Further maps also evidence the eagerness of Arab property owners to sell waste land to Jewish settlers at very high prices, for very large tracts were made available.
Still others show the locations of Arab attacks on Jewish communities beginning in 1882. Through 1914, bands of Arabs assaulted at least 10 Jewish settlements between Jaffa and Jerusalem and in the Jezreel Valley.
From 1920 on, the maps show progressively more attacks, in which Arab assailants destroyed the new landowners' forests, wheat fields, orange groves and cattle, burned and stoned their shops and factories--and murdered unarmed Jews.
A March 1920 attack by a large number of Halsa Arabs on the Jews in Tel Hai killed six; an April 1920 attack on B'nai Yehuda killed one. In May 1921, Arab riots prompted Britain, the League of Nations' trustee of all Middle Eastern Mandates, to end Jewish immigration and "close settlement of the land" throughout Transjordan, both of which the League had sought, with Arab approval, only a few years earlier. Only these attacks, and the Arab 1929 riots that killed 20 Jewish children and elders in Safed, 7 in Hacarmel, 6 in Motza, 1 in Hulda, 6 in Tel Aviv, 2 in Beer Toviya--and 59 in Hebron-- persuaded previously passive Jewish farmers to take up arms, thereby defying British prohibitions against Jewish self-defense.
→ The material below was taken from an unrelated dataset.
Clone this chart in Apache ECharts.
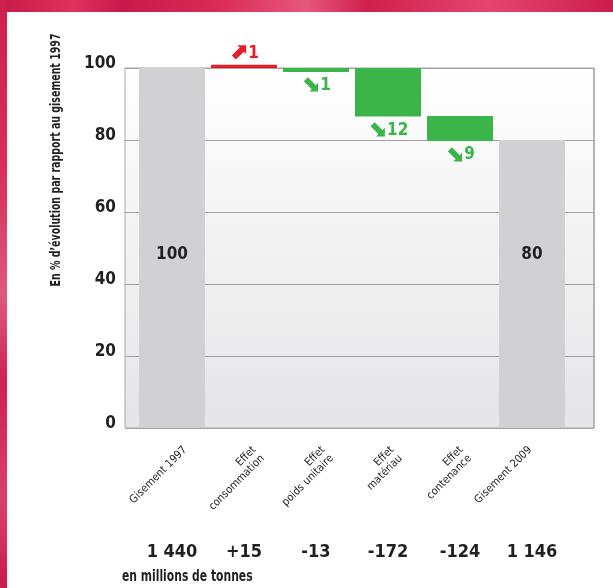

The fact is, Arab riots occurred well in advance of Israel's creation. They took scores of Jewish civilian lives. And then (in 1921)--as now--the only Arabs killed by Jews were killed in counter-attacks that followed the initial Arab assaults.
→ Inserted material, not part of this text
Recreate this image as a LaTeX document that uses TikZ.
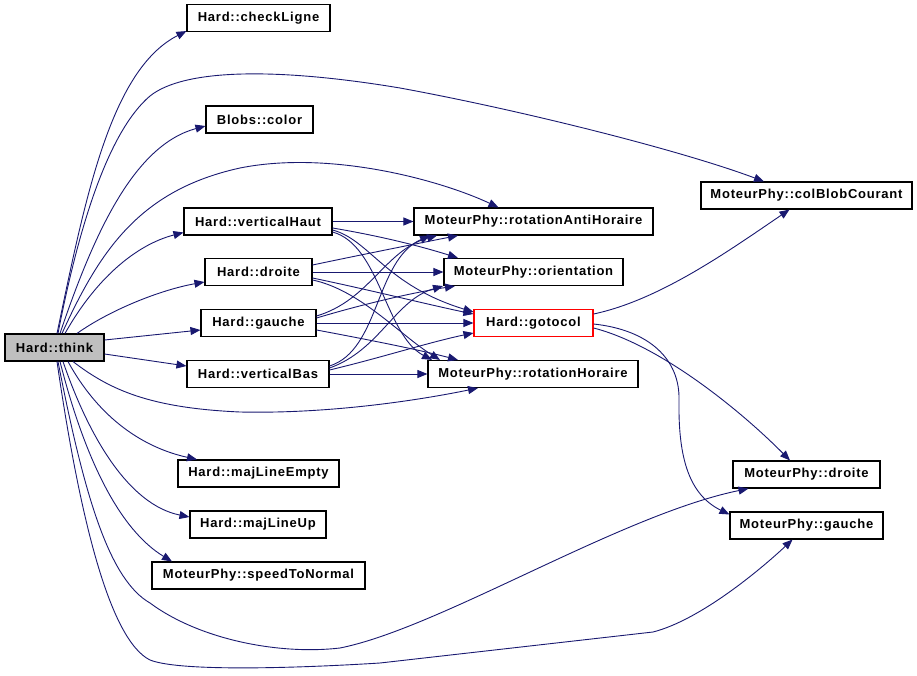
\documentclass[tikz,border=0pt]{standalone}
\usepackage{fontspec}
\setmainfont{Liberation Sans}[LetterSpace=6]
\usetikzlibrary{arrows.meta}
\definecolor{edgec}{HTML}{191970}
\definecolor{thinkfill}{HTML}{BFBFBF}
\tikzset{
  box/.style={draw=black, line width=1.1pt, fill=white, minimum height=27pt, inner sep=0pt,
    font=\bfseries\fontsize{13}{15}\selectfont},
  edge/.style={draw=edgec, line width=0.9pt, -{Triangle[length=10pt,width=8pt]}}
}
\begin{document}
\begin{tikzpicture}[x=1pt,y=-1pt]
\useasboundingbox (0,0) rectangle (917,676);
\node[box, fill=thinkfill, minimum width=99pt] (th) at (54.5,347.5) {Hard::think};
\node[box, minimum width=143pt] (cl) at (258.5,18) {Hard::checkLigne};
\node[box, minimum width=107pt] (bc) at (259.5,119.5) {Blobs::color};
\node[box, minimum width=148pt] (vh) at (258,221.5) {Hard::verticalHaut};
\node[box, minimum width=107pt] (dr) at (258.5,272) {Hard::droite};
\node[box, minimum width=115pt] (ga) at (258.5,323) {Hard::gauche};
\node[box, minimum width=142pt] (vb) at (258,374) {Hard::verticalBas};
\node[box, minimum width=161pt] (mle) at (258.5,473.5) {Hard::majLineEmpty};
\node[box, minimum width=136pt] (mlu) at (258,524.5) {Hard::majLineUp};
\node[box, minimum width=213pt] (stn) at (258.5,575.5) {MoteurPhy::speedToNormal};
\node[box, minimum width=239pt] (ra) at (533.5,221.5) {MoteurPhy::rotationAntiHoraire};
\node[box, minimum width=179pt] (ori) at (533.5,272) {MoteurPhy::orientation};
\node[box, draw=red, minimum width=119pt] (gc) at (533.5,323) {Hard::gotocol};
\node[box, minimum width=210pt] (rh) at (533,374) {MoteurPhy::rotationHoraire};
\node[box, minimum width=211pt] (cb) at (806.5,195.5) {MoteurPhy::colBlobCourant};
\node[box, minimum width=147pt] (mpd) at (806.5,474.5) {MoteurPhy::droite};
\node[box, minimum width=153pt] (mpg) at (806.5,525.5) {MoteurPhy::gauche};
% edges from think
\draw[edge] ([xshift=2.5pt]th.north) .. controls (85,200) and (110,70) .. ([yshift=1pt]cl.south west);
\draw[edge] ([xshift=3.5pt]th.north) .. controls (80,220) and (110,130) .. (150,96) .. controls (185,68) and (280,68) .. (400,88) .. controls (520,110) and (680,150) .. ([xshift=-42.5pt]cb.north);
\draw[edge] ([xshift=5.5pt]th.north) .. controls (95,230) and (135,145) .. ([yshift=-6.5pt]bc.west);
\draw[edge] ([xshift=7.5pt]th.north) .. controls (100,250) and (140,190) .. (240,168) .. controls (330,150) and (440,180) .. ([xshift=-35pt]ra.north);
\draw[edge] ([xshift=10.5pt]th.north) .. controls (95,280) and (135,245) .. ([yshift=-11pt]vh.west);
\draw[edge] ([xshift=22.5pt]th.north) .. controls (110,310) and (160,290) .. ([yshift=-10pt]dr.west);
\draw[edge] ([yshift=7.5pt]th.east) -- ([yshift=-7pt]ga.west);
\draw[edge] ([yshift=-6.5pt]th.east) -- ([yshift=8pt]vb.west);
\draw[edge] ([xshift=18.5pt]th.south) .. controls (110,390) and (150,408) .. (240,412) .. controls (330,414) and (420,400) .. ([xshift=-55pt]rh.south);
\draw[edge] ([xshift=13.5pt]th.south) .. controls (100,420) and (145,448) .. ([xshift=-61.5pt]mle.north);
\draw[edge] ([xshift=8.5pt]th.south) .. controls (90,440) and (130,505) .. ([yshift=7.5pt]mlu.west);
\draw[edge] ([xshift=5.5pt]th.south) .. controls (85,460) and (120,530) .. ([xshift=-86.5pt]stn.north);
\draw[edge] ([xshift=3.5pt]th.south) .. controls (85,500) and (110,580) .. (150,603) .. controls (200,640) and (280,655) .. (340,648) .. controls (440,628) and (620,515) .. ([xshift=-58pt]mpd.south);
\draw[edge] ([xshift=2.5pt]th.south) .. controls (80,520) and (110,640) .. (150,660) .. controls (180,672) and (300,668) .. (380,663) -- (653,632) .. controls (700,620) and (760,570) .. ([xshift=-14pt]mpg.south);
% middle edges
\draw[edge] (vh.east) -- (ra.west);
\draw[edge] ([yshift=-6.5pt]vh.east) .. controls (380,236) and (420,246) .. ([xshift=-75.5pt]ori.north);
\draw[edge] ([yshift=-8.5pt]vh.east) .. controls (370,240) and (385,285) .. ([yshift=11pt]gc.west);
\draw[edge] ([yshift=-10.5pt]vh.east) .. controls (380,245) and (385,335) .. ([xshift=-101pt]rh.north);
\draw[edge] ([yshift=7pt]dr.east) .. controls (360,255) and (420,243) .. ([xshift=-75.5pt]ra.south);
\draw[edge] (dr.east) -- (ori.west);
\draw[edge] ([yshift=-6pt]dr.east) .. controls (370,290) and (430,305) .. ([yshift=9pt]gc.west);
\draw[edge] ([yshift=-8pt]dr.east) .. controls (360,290) and (400,335) .. ([xshift=-93pt]rh.north);
\draw[edge] ([yshift=7pt]ga.east) .. controls (370,300) and (385,250) .. ([xshift=-96.5pt]ra.south);
\draw[edge] ([yshift=5pt]ga.east) .. controls (360,305) and (410,293) .. ([xshift=-78.5pt]ori.south);
\draw[edge] (ga.east) -- (gc.west);
\draw[edge] ([yshift=-7pt]ga.east) .. controls (370,340) and (420,350) .. ([xshift=-75pt]rh.north);
\draw[edge] ([yshift=8pt]vb.east) .. controls (380,350) and (375,260) .. ([xshift=-103.5pt]ra.south);
\draw[edge] ([yshift=6pt]vb.east) .. controls (380,350) and (395,300) .. ([xshift=-90.5pt]ori.south);
\draw[edge] ([yshift=4pt]vb.east) .. controls (380,358) and (430,342) .. ([yshift=-10pt]gc.west);
\draw[edge] (vb.east) -- (rh.west);
% from gotocol
\draw[edge] ([yshift=9pt]gc.east) .. controls (660,300) and (730,250) .. ([xshift=-17pt]cb.south);
\draw[edge] ([yshift=-5pt]gc.east) .. controls (660,345) and (740,410) .. ([xshift=-16.5pt]mpd.north);
\draw[edge] ([yshift=-1pt]gc.east) .. controls (650,330) and (680,360) .. (679,400) .. controls (678,460) and (690,495) .. ([yshift=11pt]mpg.west);
\end{tikzpicture}
\end{document}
All this shows clearly on the maps before reaching page 14.
From here, the pictorials exhibit the precise dimensions of the 1936 Arab riots, with one page devoted to each of four months. The casualties to Jewish life and property were massive and nationwide. More riots in 1937 and 1938 followed.
Most enlightening of all, however, are those maps detailing the various partition plans over the years. The first of these, which the Jewish people accepted, and the Arabs rejected, was the 1937 Peel Commission proposal. The Peel Commission envisioned a tiny Jewish State, an L-shaped affair perhaps 6 or 8 miles-wide along the Mediterranean coast, from south of Rehovot to a few miles north of Acre with a northern corridor no more than 30 miles deep running from the coast, and inland on a border south of Afula to Beit Shean. Even this, the Jewish people accepted, and Arabs rejected.
But the Peel proposal was most remarkable for something else it inherently acknowledged: Jerusalem was not a "traditionally Arab city," as modern-day news repeatedly misinforms us. Its population--which was centered in the Old City--was predominantly Jewish. Christians and Muslims were minorities.
Thus the Peel Commission assigned Jerusalem, Bethlehem and a roughly oval-shaped area surrounding them, to an international trust to be managed by Britain for the League of Nations.
When that plan foundered on the Arab refusals, two subsequent 1938 partition plans proposed assigning even larger areas to the international trust. The more significant of the pair was the British Woodhead plan, as it was none too sympathetic to Zioninsts. Nevertheless, Woodhead expanded the international area encompassing Jerusalem and Bethlehem to include "traditionally Arab Ramallah" as well.
It is a lot more difficult after consulting this book, to lay blame for the Arab Israeli conflict solely on Israel's doorstep. The pictures tell the story, which naturally makes this volume unpopular with anti-Israel polemicists.
Much daylight needs to shine on these facts: Israel could and would have been much smaller than it is today if only Arabs had in 1937 accepted any Jewish state. They didn't, although none of the current issues even existed in 1937. But then, they had begun attacking Jewish farmers decades before Israel had any borders at all. These points are very telling indeed.